The B.C government's response to the challenge of recruiting social workers – by changing hiring credentials to no longer require a social work degree – only superficially addresses the chronic recruitment and retention challenge in the Ministry of Children and Family Development (MCFD) and does not address many of the key issues, including the unsustainable workload pressures faced by ministry workers.
On January 31, the government announced changes to social worker hiring credentials to "consider the combination of a related degree, post-graduate diploma or post-graduate certificate in a human services field… along with a minimum two years of post-degree work experience" when hiring people to fill entry-level social worker positions.
We understand the need to broaden the talent pool of workers entering the social work field, but simply changing the hiring criteria won't provide the systemic change that is needed to address the long-standing recruitment issues in MCFD. Expanding the range of professionals working with children and families is one thing. But replacing highly-educated and trained social workers with alternative professions is entirely a different matter.

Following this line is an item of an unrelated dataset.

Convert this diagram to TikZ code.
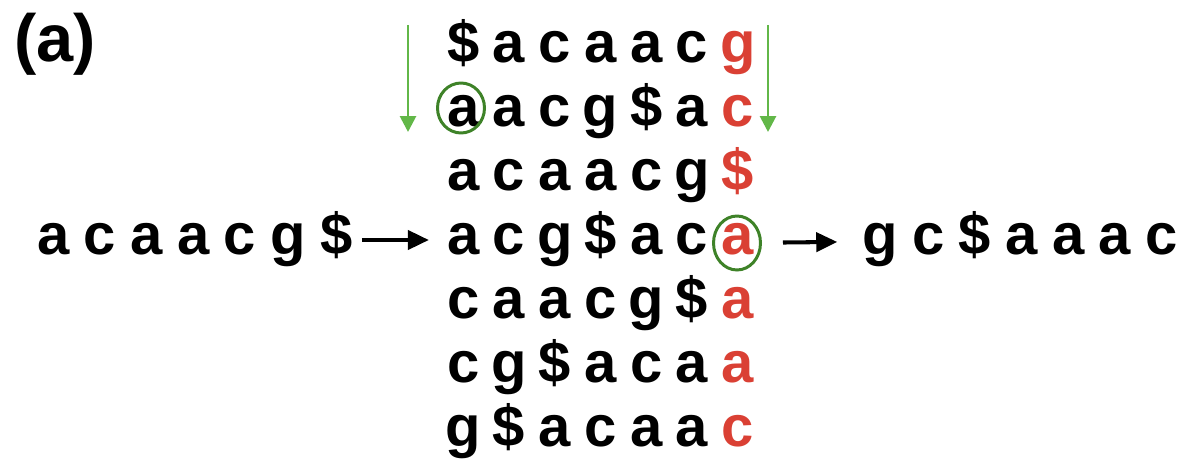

We believe the answer to the recruitment and retention issues in MCFD is not to de-skill qualifications to attract more applicants, but instead to treat social workers with respect and dignity, making the ministry a place where people want to pursue a career.
Grand Chief Ed John's report talks ab out reviewing the entry level qualifications for frontline workers, but it says nothing about lowering the professional standard for social workers. We wouldn't think of hiring nurses without appropriate certification, even though the profession also faces significant recruitment challenges, so we need to ask why this new standard is appropriate for social workers.
The complex nature of child protection social work requires a very high level of educated, skilled workers. Without a significant investment in educational resources and opportunities to allow more people, especially indigenous workers, to achieve a social work degree, the standard of professional care could become compromised over time.
We've been talking about these issues for years, with the existing and previous governments. And we're not alone. The BCGEU is working to schedule a meeting with Minister Katrina Conroy and we'll work with other professional groups like the BC Association of Social Workers to make the case that these issues require a comprehensive plan that produces meaningful solutions for BC's children and families. We believe that this plan should incorporate Grand Chief Ed John's recommendations, but must also reflect input from BCGEU members on the frontline.